Research & Papers

GPU-parallelized CFR runs 10,000x faster than DeepMind's OpenSpiel

Researchers reframe game-solving algorithms as linear algebra, unlocking massive GPU speedups.

Deep Dive

Parallelization has revolutionized training for large AI models, but its application to computational game solving has lagged. In a new paper, Juho Kim and Tuomas Sandholm address this by parallelizing the family of Counterfactual Regret Minimization (CFR) algorithms—the engine behind breakthroughs in solving large imperfect-information games like poker. They present a generalized framework that reframes CFR iterations as a series of linear algebra operations, allowing existing GPU-optimized linear algebra libraries (e.g., cuBLAS) to accelerate computation. Experimentally, their GPU implementation achieves up to four orders of magnitude (10,000x) speedup over the CPU-based CFR implementations in Google DeepMind's OpenSpiel library.

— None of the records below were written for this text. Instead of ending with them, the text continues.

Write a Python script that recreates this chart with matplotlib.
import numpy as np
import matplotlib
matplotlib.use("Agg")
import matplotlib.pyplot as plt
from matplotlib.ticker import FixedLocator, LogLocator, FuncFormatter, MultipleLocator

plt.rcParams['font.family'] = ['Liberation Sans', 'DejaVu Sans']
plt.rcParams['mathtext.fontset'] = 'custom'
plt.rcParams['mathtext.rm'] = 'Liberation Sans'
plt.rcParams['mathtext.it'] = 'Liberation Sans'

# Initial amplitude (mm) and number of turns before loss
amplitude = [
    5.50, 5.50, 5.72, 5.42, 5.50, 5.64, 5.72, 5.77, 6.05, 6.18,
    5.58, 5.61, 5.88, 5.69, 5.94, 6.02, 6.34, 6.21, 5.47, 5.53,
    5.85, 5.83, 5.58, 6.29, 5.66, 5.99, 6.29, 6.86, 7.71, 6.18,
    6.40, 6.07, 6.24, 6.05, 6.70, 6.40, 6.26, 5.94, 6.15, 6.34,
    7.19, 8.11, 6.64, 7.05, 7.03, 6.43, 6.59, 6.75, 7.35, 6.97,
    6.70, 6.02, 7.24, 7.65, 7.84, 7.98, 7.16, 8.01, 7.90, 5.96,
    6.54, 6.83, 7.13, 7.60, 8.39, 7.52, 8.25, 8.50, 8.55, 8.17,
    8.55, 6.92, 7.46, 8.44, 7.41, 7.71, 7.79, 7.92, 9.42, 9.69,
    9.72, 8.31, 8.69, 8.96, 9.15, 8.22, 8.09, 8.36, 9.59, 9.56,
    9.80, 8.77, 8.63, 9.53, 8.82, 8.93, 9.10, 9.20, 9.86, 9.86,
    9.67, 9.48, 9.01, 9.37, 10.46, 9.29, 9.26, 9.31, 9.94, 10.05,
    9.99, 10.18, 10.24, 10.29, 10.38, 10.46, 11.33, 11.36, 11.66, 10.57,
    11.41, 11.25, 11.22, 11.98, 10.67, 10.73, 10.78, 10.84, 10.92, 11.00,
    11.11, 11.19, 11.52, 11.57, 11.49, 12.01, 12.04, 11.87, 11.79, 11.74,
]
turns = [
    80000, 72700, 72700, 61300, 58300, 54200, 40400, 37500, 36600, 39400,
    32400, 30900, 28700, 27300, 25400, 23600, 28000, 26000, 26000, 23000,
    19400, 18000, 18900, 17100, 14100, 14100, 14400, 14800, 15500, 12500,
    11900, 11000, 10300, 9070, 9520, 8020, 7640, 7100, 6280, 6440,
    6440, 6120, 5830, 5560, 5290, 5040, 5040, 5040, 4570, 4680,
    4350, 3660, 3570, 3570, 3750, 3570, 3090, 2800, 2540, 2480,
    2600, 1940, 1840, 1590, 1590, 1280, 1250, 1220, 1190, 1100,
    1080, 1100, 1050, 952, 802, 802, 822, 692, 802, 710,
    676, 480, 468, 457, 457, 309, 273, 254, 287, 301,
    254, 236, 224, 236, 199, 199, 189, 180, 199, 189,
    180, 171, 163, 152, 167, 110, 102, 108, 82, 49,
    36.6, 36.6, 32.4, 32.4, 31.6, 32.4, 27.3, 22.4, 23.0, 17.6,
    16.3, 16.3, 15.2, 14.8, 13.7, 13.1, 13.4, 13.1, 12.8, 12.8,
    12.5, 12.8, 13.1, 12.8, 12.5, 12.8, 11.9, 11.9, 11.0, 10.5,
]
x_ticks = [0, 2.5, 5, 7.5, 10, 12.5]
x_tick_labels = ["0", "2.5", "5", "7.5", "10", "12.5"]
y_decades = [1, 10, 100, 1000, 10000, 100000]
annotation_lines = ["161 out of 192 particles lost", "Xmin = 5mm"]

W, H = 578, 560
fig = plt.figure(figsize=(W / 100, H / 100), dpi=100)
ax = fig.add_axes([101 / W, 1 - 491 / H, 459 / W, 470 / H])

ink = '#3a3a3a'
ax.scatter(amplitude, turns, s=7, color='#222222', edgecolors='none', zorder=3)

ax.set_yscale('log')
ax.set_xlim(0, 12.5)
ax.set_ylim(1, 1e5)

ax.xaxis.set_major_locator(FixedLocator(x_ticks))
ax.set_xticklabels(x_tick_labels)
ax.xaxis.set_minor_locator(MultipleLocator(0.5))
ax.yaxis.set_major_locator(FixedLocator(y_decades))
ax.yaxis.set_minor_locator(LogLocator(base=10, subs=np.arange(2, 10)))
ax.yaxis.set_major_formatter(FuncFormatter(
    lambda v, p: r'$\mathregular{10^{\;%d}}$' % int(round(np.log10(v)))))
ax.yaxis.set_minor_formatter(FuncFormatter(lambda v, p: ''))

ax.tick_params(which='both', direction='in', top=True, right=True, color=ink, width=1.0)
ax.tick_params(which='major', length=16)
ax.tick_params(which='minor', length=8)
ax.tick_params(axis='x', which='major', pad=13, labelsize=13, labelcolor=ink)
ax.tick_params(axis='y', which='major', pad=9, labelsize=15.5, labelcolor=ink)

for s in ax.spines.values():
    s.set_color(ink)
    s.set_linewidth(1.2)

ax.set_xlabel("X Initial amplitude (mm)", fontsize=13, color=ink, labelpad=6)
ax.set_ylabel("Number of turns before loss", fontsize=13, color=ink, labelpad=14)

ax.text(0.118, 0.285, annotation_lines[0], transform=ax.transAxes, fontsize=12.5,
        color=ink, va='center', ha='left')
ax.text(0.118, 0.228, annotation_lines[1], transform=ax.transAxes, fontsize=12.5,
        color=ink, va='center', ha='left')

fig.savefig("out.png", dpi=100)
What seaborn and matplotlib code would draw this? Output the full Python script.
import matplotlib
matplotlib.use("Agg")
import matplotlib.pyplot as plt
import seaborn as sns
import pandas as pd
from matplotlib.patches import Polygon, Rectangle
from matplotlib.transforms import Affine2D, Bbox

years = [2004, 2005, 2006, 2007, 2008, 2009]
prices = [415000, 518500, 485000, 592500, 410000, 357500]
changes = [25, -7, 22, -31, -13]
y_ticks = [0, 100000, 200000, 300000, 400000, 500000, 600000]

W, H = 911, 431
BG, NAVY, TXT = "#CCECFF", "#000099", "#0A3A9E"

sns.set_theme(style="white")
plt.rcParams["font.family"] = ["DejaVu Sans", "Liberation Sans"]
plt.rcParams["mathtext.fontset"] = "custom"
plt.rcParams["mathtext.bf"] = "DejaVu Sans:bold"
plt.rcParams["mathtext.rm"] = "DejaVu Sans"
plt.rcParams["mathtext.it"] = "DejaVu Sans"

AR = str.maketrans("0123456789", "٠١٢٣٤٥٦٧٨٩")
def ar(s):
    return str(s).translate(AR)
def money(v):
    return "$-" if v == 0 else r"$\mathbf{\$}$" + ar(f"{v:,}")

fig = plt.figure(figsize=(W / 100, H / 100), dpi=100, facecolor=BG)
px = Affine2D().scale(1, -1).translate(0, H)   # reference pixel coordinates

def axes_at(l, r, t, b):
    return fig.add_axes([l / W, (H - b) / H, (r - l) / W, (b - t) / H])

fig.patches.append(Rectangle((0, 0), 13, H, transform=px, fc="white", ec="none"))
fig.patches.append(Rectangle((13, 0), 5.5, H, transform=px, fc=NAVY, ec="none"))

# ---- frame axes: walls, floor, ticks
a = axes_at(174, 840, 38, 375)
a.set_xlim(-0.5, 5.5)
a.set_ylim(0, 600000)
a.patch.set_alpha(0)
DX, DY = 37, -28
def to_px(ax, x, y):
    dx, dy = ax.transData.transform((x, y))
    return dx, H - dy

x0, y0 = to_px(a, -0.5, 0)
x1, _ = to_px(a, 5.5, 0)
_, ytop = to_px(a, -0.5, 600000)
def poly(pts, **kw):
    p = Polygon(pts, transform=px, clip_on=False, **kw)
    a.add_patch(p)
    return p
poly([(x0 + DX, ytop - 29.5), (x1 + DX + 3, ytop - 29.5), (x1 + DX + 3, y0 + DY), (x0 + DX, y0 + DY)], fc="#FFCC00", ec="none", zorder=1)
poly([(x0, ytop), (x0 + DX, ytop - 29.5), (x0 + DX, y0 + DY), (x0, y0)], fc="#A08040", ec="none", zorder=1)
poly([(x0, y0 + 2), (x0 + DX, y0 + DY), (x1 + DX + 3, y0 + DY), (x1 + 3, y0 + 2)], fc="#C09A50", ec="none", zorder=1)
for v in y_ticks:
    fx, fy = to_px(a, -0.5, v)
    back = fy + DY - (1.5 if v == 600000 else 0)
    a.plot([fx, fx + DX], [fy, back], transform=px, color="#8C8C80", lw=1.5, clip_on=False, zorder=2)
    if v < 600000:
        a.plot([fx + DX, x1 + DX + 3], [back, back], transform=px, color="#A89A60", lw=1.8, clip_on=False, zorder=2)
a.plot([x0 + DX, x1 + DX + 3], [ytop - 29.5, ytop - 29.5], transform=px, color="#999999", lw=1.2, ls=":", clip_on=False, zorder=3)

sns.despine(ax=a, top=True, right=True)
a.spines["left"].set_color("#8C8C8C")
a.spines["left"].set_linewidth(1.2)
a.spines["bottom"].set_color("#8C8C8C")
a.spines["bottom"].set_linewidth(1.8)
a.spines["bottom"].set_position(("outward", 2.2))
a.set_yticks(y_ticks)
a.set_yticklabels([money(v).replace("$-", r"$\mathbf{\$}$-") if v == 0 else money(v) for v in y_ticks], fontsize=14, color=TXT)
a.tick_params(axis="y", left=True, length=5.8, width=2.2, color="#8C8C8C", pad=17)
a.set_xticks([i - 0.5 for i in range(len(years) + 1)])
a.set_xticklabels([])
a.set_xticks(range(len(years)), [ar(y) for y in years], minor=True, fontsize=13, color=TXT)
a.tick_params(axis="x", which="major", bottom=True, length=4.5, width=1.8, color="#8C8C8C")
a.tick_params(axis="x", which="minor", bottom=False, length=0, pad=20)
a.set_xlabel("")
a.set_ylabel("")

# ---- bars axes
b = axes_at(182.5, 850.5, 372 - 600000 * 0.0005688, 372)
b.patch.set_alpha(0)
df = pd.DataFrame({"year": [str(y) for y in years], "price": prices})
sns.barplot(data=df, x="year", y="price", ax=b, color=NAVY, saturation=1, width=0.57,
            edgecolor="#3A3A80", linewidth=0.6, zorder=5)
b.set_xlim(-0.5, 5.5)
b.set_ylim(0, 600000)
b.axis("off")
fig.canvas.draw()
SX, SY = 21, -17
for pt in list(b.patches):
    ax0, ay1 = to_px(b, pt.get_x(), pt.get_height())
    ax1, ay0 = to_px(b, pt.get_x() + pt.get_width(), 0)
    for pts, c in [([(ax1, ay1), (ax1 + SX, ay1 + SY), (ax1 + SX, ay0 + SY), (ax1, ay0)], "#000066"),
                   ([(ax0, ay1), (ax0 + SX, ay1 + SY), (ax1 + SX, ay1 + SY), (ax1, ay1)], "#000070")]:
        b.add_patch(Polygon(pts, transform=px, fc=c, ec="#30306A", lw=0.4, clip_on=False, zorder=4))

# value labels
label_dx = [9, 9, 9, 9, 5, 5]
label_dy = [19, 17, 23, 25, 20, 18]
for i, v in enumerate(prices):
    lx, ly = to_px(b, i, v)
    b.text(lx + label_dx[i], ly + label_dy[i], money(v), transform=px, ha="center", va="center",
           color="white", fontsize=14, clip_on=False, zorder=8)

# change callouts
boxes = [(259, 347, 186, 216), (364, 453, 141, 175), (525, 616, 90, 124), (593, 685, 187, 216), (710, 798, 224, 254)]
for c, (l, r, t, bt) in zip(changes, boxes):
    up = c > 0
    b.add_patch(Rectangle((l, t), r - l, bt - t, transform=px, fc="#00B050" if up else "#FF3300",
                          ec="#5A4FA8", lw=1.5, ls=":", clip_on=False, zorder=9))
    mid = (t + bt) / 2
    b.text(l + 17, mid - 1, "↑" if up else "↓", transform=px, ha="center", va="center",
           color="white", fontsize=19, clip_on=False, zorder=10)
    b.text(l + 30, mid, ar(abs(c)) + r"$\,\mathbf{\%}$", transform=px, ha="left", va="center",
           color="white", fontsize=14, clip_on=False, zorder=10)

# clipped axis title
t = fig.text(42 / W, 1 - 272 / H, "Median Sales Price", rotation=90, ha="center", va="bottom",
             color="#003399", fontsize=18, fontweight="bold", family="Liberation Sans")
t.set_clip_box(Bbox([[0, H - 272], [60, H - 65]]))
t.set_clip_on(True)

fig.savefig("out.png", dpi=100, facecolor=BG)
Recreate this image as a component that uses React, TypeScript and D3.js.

The technique extends to other tabular CFR variants, including CFR+, discounted CFR, and predictive CFR, covering the current state-of-the-art. By mapping iterative regret updates to matrix operations, the method not only accelerates training but also opens the door to larger game state spaces and more complex multi-agent scenarios. This work could dramatically reduce the time required to develop AI for strategic decision-making in domains ranging from cybersecurity negotiation to autonomous driving planning, where imperfect information and multiple agents are the norm.

Key Points
  • Reframes CFR algorithms as linear algebra operations, enabling GPU acceleration via libraries like cuBLAS.
  • Achieves up to 10,000x speedup over Google DeepMind's OpenSpiel CPU implementation.
  • Applies to state-of-the-art variants (CFR+, discounted CFR, predictive CFR) used in solving imperfect-information games.

Why It Matters

10,000x faster game solving unlocks AI for real-time strategic decisions in finance, security, and autonomous systems.